Stated exercise:
In the listing below, locate the lines that hold "chart" and copy them.

Recorded data:
'''

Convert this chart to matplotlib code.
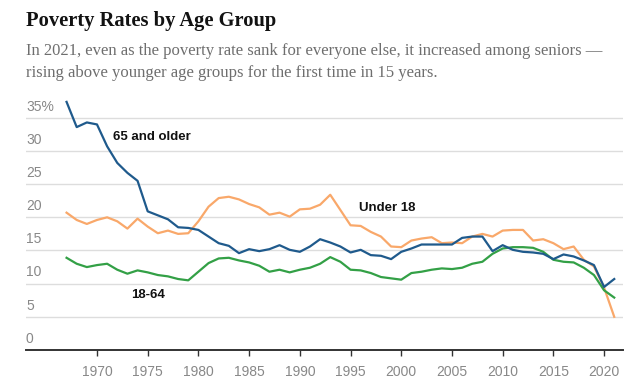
import matplotlib
matplotlib.use("Agg")
import matplotlib.pyplot as plt
import matplotlib.transforms as mtransforms

years = list(range(1967, 2022))

# Supplemental poverty rates (%)
seniors = [37.4, 33.6, 34.3, 34.0, 30.7, 28.2, 26.7, 25.5, 20.9, 20.3,
           19.7, 18.5, 18.4, 18.1, 17.1, 16.1, 15.7, 14.6, 15.2, 14.9,
           15.2, 15.8, 15.1, 14.8, 15.6, 16.7, 16.2, 15.6, 14.7, 15.1,
           14.3, 14.2, 13.7, 14.8, 15.3, 15.9, 15.9, 15.9, 15.9, 16.9,
           17.1, 17.1, 14.9, 15.8, 15.1, 14.8, 14.7, 14.5, 13.7, 14.4,
           14.1, 13.5, 12.8, 9.5, 10.7]
children = [20.7, 19.6, 19.0, 19.6, 20.0, 19.4, 18.3, 19.8, 18.6, 17.6,
            18.0, 17.5, 17.6, 19.4, 21.6, 22.9, 23.1, 22.7, 22.0, 21.5,
            20.4, 20.7, 20.1, 21.2, 21.3, 21.9, 23.4, 21.1, 18.8, 18.7,
            17.8, 17.1, 15.6, 15.5, 16.5, 16.8, 17.0, 16.1, 16.2, 16.1,
            17.1, 17.5, 17.1, 18.0, 18.1, 18.1, 16.5, 16.7, 16.1, 15.2,
            15.6, 13.6, 12.6, 9.4, 5.0]
adults = [13.9, 13.0, 12.5, 12.8, 13.0, 12.1, 11.5, 12.0, 11.7, 11.3,
          11.1, 10.7, 10.5, 11.8, 13.1, 13.8, 13.9, 13.5, 13.2, 12.7,
          11.8, 12.1, 11.7, 12.1, 12.4, 13.0, 14.0, 13.3, 12.1, 12.0,
          11.6, 11.0, 10.8, 10.6, 11.6, 11.8, 12.1, 12.3, 12.2, 12.4,
          13.0, 13.3, 14.5, 15.3, 15.5, 15.5, 15.4, 14.8, 13.6, 13.3,
          13.2, 12.4, 11.3, 9.0, 7.9]

y_ticks = [0, 5, 10, 15, 20, 25, 30, 35]
y_labels = ["0", "5", "10", "15", "20", "25", "30", "35%"]
x_ticks = [1970, 1975, 1980, 1985, 1990, 1995, 2000, 2005, 2010, 2015, 2020]

blue = "#1f5a8c"
orange = "#f9a86a"
green = "#33a046"
grey = "#888888"

fig = plt.figure(figsize=(6.37, 3.87), dpi=100)
ax = fig.add_axes([0.0408, 0.0956, 0.937, 0.66])

ax.plot(years, children, color=orange, lw=1.6, zorder=3)
ax.plot(years, adults, color=green, lw=1.6, zorder=3)
ax.plot(years, seniors, color=blue, lw=1.6, zorder=4)

ax.set_xlim(1963.0, 2021.85)
ax.set_ylim(0, 38.5)

for t in y_ticks[1:]:
    ax.axhline(t, color="#dddddd", lw=1, zorder=1)

# y labels sit just above their gridlines, flush left
trans = mtransforms.blended_transform_factory(ax.transAxes, ax.transData)
nudge = mtransforms.ScaledTranslation(0, 3 / 72, fig.dpi_scale_trans)
for t, lab in zip(y_ticks, y_labels):
    ax.text(0, t, lab, transform=trans + nudge, ha="left", va="bottom",
            fontsize=10, color=grey, family="Liberation Sans")

ax.set_yticks([])
ax.set_xticks(x_ticks)
ax.set_xticklabels([str(x) for x in x_ticks], fontsize=10, color=grey,
                   family="Liberation Sans")
ax.tick_params(axis="x", length=4, width=1, color="#333333", pad=7)

for s in ["top", "right", "left"]:
    ax.spines[s].set_visible(False)
ax.spines["bottom"].set_color("#333333")
ax.spines["bottom"].set_linewidth(1.4)

lab_font = dict(fontsize=9.5, fontweight="bold", color="#111111",
                family="Liberation Sans", va="center", ha="left")
ax.text(1971.6, 32.1, "65 and older", **lab_font)
ax.text(1995.8, 21.4, "Under 18", **lab_font)
ax.text(1973.4, 8.25, "18-64", **lab_font)

fig.text(26 / 637, 1 - 21 / 387, "Poverty Rates by Age Group",
         fontsize=14.8, fontweight="bold", family="Liberation Serif",
         color="#121212", va="center", ha="left")
sub = dict(fontsize=12, family="Liberation Serif", color="#6e6e6e",
           va="center", ha="left")
fig.text(26 / 637, 1 - 51 / 387,
         "In 2021, even as the poverty rate sank for everyone else, it increased among seniors \u2014",
         **sub)
fig.text(26 / 637, 1 - 73 / 387,
         "rising above younger age groups for the first time in 15 years.", **sub)

fig.savefig("out.png", dpi=100)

'''

Response below:
Convert this chart to matplotlib code.

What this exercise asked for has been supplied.